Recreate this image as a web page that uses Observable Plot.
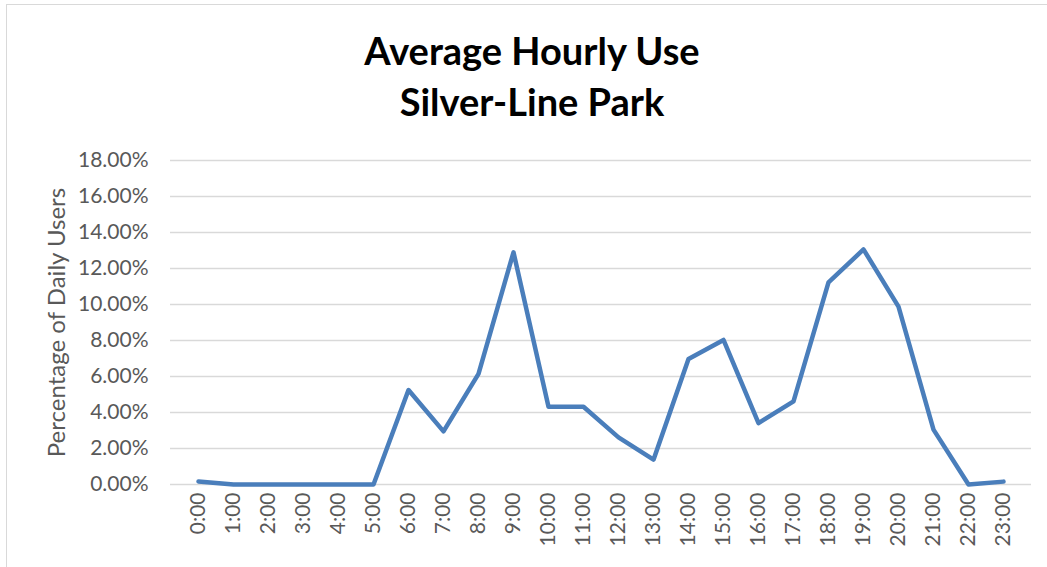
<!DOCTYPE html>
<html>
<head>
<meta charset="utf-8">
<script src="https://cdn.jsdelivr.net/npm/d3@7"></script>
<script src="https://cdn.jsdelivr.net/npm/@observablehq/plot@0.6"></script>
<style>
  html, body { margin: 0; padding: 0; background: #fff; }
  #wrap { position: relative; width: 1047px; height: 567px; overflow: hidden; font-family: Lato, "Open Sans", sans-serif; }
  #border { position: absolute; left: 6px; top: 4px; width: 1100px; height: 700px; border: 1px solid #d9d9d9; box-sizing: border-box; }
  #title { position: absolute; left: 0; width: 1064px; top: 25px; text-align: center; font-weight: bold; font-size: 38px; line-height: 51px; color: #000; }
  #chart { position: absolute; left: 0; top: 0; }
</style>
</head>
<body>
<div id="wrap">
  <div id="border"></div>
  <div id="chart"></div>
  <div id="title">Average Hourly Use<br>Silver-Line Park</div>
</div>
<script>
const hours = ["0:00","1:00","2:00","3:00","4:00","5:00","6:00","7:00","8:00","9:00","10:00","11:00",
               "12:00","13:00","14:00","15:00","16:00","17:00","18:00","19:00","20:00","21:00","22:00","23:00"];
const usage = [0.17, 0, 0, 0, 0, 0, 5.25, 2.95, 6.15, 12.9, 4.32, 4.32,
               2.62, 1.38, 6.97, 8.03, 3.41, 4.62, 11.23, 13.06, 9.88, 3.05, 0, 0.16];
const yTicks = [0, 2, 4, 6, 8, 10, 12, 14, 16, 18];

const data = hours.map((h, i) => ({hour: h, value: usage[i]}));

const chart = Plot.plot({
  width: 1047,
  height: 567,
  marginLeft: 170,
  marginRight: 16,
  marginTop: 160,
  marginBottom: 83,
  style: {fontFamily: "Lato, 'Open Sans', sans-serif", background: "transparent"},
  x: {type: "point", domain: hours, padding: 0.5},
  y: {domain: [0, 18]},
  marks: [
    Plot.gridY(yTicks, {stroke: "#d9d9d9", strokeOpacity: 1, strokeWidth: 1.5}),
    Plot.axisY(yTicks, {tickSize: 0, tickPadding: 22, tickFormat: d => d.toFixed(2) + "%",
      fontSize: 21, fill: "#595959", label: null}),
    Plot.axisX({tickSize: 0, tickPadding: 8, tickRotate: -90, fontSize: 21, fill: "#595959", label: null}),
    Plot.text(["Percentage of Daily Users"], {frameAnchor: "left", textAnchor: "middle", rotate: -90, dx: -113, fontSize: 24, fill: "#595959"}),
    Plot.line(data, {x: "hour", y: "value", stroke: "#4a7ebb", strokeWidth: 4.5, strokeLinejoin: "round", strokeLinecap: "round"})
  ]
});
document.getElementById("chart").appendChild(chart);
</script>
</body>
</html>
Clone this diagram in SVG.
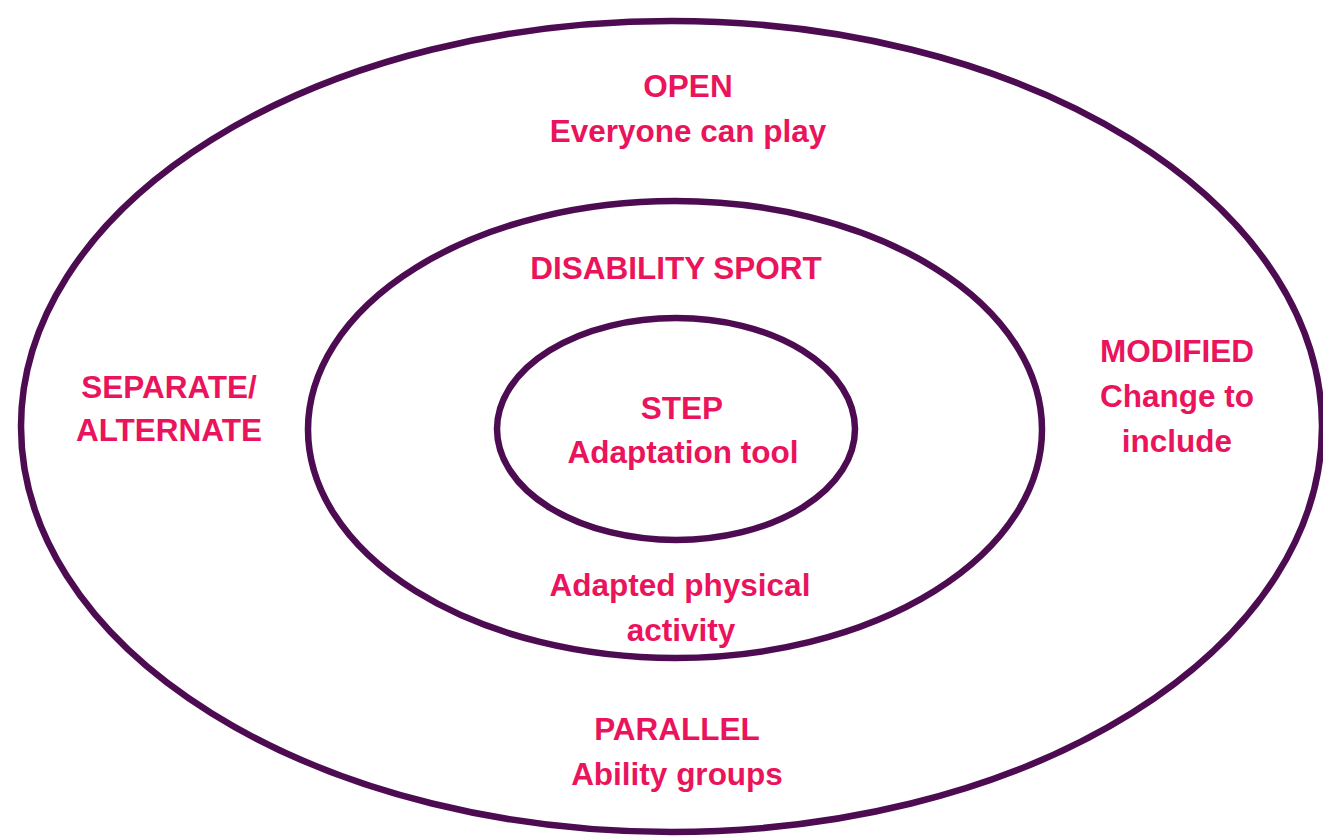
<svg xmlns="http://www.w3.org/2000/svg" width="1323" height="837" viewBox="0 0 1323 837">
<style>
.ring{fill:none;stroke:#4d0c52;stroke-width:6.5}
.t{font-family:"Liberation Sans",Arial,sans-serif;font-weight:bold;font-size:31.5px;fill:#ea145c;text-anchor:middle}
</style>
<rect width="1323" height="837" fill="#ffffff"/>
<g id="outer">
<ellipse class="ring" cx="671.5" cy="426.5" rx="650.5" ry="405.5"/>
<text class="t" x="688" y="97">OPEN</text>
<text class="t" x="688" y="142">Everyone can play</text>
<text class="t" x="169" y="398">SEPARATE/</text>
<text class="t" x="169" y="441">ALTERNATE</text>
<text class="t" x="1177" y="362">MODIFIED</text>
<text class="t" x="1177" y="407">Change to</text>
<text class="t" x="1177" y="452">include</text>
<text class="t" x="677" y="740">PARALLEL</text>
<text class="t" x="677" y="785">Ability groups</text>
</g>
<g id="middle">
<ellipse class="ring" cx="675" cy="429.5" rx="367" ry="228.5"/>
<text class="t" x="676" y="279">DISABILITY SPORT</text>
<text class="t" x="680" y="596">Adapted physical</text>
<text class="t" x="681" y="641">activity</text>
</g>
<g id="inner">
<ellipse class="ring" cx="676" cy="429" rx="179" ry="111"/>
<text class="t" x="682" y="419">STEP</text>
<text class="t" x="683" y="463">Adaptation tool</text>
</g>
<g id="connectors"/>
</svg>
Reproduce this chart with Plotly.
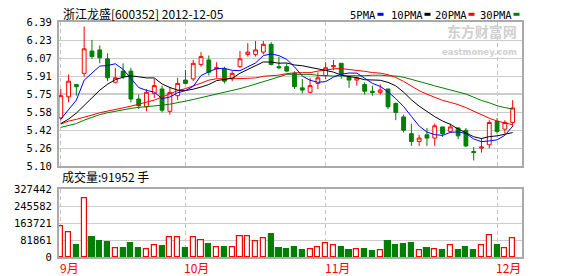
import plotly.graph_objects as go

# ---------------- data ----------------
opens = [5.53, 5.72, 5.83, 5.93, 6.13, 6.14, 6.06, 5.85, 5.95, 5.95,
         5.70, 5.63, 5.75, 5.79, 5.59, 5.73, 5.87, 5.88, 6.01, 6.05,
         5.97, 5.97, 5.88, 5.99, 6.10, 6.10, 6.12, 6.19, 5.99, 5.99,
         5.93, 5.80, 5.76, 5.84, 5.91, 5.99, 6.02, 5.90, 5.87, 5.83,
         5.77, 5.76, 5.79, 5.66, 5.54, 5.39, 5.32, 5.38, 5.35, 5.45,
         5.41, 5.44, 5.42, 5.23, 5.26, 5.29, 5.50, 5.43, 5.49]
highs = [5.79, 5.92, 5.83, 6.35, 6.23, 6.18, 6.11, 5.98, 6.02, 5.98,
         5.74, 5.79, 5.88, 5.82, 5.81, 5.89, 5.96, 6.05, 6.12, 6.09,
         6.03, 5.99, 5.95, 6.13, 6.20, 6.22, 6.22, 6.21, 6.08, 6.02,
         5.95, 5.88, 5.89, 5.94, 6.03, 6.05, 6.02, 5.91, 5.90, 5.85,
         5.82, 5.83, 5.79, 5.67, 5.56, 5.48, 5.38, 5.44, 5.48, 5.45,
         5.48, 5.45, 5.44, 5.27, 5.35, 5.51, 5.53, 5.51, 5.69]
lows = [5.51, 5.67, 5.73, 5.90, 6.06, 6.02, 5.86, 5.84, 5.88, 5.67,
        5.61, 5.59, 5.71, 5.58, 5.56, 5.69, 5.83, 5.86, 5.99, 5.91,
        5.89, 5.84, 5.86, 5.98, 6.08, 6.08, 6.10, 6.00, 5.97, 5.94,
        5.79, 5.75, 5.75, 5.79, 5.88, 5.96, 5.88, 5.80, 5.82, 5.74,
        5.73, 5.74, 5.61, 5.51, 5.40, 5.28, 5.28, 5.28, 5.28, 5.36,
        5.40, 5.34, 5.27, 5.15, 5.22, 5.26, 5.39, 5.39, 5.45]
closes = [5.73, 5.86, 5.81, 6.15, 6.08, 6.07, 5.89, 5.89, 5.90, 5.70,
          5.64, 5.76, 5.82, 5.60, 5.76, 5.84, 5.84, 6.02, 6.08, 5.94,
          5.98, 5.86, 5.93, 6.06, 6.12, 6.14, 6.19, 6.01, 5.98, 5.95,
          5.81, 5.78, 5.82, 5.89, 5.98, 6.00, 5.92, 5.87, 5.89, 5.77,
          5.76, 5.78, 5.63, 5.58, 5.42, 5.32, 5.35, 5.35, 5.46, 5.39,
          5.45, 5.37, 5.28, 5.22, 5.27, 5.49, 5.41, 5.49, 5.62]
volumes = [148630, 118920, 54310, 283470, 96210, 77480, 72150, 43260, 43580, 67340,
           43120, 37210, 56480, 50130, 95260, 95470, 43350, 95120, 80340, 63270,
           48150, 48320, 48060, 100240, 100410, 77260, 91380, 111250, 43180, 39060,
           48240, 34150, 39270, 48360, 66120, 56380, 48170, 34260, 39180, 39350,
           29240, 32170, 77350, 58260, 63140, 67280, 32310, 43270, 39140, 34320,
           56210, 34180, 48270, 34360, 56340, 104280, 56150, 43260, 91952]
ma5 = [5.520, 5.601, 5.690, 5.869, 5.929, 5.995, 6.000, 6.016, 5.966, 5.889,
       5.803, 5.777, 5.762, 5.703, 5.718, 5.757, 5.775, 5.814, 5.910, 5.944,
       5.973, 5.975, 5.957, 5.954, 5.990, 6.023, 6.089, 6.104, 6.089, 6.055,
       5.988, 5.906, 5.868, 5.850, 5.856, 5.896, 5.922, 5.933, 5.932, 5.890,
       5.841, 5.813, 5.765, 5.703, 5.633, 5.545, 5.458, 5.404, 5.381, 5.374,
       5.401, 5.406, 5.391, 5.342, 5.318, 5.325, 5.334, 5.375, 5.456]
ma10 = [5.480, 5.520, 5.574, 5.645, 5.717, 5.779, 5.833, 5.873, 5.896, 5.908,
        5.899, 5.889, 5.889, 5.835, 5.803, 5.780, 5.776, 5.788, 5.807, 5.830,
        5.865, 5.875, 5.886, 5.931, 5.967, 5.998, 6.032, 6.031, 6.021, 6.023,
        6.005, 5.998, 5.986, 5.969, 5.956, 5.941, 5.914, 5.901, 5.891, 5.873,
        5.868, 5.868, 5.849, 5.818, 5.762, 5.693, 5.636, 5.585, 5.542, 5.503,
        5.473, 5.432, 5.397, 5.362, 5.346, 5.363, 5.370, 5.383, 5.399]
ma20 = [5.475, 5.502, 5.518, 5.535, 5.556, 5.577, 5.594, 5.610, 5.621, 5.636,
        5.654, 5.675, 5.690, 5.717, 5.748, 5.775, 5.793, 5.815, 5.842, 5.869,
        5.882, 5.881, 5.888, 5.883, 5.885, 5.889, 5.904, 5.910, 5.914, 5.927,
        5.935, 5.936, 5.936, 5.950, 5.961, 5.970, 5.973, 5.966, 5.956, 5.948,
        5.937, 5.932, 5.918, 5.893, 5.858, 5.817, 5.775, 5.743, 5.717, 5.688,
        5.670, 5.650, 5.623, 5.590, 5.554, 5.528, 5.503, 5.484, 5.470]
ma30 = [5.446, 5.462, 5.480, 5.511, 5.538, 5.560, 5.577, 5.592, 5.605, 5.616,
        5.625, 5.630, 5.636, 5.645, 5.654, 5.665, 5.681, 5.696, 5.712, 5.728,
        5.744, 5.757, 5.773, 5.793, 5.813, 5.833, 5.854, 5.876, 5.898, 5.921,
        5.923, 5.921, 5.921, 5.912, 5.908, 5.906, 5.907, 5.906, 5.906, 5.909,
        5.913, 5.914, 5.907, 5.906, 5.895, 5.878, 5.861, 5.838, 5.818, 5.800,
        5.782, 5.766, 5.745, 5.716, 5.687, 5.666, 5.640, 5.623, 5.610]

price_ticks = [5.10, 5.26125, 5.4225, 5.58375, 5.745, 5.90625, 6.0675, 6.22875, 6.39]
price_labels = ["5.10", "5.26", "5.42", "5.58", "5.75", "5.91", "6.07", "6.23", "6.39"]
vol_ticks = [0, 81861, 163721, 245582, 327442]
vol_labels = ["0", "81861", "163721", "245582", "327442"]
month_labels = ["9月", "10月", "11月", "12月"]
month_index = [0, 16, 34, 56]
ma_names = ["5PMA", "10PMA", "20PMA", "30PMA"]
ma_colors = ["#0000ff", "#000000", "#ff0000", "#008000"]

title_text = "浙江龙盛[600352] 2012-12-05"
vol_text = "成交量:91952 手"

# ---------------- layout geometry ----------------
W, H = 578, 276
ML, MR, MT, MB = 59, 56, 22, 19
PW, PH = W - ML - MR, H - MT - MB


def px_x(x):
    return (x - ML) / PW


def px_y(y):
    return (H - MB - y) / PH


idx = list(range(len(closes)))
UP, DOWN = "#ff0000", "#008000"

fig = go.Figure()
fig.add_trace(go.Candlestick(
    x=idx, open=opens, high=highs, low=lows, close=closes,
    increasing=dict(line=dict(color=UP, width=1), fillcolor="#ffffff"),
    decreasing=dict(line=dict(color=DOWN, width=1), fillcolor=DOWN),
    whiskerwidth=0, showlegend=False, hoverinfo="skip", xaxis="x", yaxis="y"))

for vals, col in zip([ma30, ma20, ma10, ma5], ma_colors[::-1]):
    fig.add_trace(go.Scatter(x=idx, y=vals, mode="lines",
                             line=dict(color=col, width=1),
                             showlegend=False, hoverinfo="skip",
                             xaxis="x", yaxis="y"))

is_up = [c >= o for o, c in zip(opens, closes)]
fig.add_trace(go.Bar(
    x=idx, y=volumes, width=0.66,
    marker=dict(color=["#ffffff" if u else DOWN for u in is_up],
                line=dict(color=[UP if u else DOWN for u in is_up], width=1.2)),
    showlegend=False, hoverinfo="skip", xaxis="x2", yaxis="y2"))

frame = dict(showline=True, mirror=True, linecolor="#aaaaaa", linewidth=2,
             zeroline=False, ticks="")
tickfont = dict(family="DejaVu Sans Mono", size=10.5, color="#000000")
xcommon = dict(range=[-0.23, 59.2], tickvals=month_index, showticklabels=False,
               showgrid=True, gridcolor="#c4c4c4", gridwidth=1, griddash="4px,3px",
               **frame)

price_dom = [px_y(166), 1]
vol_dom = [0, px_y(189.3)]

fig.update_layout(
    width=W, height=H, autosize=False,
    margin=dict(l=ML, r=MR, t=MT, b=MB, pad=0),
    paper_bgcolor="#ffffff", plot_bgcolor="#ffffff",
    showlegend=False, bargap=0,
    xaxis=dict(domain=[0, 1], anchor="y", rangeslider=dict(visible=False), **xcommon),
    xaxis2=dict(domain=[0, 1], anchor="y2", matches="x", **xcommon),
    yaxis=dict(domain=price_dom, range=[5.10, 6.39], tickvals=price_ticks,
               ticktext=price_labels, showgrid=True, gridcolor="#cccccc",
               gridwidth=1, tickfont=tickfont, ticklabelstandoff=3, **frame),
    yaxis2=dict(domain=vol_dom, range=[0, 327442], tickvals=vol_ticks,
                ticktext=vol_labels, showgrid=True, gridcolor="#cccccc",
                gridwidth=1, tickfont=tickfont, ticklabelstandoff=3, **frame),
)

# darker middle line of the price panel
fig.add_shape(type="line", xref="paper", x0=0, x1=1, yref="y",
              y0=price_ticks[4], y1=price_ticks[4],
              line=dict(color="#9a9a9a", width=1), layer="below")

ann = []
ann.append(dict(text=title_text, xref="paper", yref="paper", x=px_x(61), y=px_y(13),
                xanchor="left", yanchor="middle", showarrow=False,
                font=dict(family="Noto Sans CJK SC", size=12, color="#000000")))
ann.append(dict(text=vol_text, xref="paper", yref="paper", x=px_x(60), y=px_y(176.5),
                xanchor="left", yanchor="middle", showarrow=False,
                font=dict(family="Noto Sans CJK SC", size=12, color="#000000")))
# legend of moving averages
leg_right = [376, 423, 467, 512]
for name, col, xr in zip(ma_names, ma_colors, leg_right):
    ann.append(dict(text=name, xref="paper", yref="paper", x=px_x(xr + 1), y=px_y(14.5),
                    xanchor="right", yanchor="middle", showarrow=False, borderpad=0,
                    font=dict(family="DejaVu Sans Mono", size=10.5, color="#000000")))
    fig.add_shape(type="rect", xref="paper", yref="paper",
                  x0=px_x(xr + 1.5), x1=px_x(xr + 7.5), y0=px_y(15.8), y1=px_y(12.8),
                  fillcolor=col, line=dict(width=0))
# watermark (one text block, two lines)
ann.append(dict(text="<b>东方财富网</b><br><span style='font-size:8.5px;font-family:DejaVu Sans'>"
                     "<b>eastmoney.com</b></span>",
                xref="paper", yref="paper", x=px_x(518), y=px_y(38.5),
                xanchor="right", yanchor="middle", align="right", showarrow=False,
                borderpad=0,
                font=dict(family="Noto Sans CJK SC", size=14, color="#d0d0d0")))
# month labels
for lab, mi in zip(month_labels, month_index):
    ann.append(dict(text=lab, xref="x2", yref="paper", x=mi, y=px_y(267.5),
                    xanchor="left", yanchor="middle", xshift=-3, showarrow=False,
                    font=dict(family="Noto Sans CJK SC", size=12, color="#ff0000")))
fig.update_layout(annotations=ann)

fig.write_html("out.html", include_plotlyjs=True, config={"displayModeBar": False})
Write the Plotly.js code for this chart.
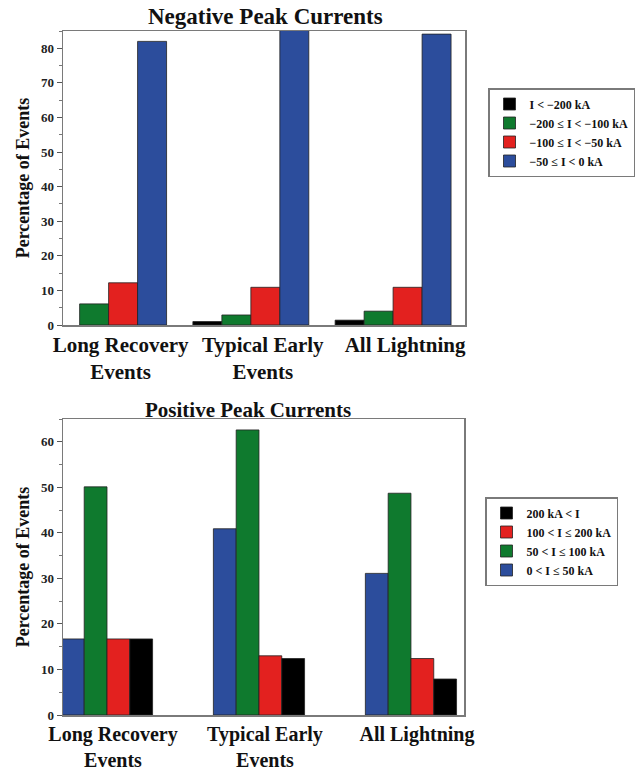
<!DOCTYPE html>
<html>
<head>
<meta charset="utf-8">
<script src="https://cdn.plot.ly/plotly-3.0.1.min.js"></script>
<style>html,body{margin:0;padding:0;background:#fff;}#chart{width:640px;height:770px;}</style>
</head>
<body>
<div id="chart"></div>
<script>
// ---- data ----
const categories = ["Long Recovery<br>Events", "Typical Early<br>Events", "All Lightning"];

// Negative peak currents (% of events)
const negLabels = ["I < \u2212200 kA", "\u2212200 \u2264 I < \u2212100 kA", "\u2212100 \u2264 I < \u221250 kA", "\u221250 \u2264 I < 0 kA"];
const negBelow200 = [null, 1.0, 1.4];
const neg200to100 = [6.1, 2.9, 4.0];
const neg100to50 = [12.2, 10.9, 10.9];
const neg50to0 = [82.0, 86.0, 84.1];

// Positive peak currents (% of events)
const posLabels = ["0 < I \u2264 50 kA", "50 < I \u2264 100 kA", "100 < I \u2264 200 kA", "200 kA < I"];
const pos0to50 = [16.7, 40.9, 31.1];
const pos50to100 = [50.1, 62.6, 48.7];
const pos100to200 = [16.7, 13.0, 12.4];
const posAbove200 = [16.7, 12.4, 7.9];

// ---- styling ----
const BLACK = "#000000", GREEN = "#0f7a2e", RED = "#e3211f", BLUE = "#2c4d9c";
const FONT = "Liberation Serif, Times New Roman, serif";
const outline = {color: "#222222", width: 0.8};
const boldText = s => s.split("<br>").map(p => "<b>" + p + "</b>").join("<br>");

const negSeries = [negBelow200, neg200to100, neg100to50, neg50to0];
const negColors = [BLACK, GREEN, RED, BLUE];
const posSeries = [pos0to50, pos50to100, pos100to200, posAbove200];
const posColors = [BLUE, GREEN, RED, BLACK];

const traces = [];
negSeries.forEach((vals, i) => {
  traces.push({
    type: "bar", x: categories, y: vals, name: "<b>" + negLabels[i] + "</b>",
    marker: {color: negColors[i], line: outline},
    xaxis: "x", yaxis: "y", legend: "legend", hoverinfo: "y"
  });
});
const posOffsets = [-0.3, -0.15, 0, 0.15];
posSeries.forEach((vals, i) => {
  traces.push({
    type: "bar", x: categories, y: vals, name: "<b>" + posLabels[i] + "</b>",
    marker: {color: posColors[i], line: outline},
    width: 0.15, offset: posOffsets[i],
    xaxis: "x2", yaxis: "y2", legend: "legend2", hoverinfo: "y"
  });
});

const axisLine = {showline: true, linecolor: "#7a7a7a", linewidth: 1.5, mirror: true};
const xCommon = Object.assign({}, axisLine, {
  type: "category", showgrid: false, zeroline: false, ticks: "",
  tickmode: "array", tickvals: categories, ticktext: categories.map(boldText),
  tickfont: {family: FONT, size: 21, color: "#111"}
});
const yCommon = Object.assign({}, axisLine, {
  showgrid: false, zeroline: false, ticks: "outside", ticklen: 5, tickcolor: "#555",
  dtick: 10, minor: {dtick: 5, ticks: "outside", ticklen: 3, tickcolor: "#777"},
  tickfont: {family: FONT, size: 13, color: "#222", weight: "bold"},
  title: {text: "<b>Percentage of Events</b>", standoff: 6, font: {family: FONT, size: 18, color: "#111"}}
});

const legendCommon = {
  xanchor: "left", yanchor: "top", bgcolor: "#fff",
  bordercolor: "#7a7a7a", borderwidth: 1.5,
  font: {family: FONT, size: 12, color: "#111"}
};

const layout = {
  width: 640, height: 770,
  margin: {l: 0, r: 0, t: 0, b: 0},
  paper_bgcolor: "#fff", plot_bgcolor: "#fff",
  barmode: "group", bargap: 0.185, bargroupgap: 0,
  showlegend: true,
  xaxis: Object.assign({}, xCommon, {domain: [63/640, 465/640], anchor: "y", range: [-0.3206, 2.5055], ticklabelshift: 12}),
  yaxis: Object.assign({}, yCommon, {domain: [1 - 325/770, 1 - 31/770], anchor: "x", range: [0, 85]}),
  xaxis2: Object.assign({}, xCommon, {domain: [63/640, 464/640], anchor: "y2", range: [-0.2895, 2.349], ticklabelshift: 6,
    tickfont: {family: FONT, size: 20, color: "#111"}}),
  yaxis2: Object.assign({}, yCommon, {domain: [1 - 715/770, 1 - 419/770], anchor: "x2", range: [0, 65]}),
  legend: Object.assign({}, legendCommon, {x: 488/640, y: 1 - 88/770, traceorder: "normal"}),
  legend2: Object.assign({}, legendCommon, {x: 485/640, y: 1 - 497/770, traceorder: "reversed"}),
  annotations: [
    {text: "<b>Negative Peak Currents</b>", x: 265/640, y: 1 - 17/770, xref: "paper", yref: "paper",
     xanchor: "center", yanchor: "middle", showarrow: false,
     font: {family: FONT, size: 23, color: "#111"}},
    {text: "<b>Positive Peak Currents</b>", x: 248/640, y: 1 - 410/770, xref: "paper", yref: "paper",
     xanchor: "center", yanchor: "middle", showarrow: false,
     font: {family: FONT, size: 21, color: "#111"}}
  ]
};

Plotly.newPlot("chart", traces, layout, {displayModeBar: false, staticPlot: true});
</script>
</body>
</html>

= = = =

▶ _EXERCISE DESCRIPTION_
From the listing above, restate verbatim the lines running from the one with "Reproduce this chart with Plotly." through the one with "import plotly.graph_objects as go", inclusive, but not the pictures.

▶ _FULL RESPONSE_
Reproduce this chart with Plotly.
import plotly.graph_objects as go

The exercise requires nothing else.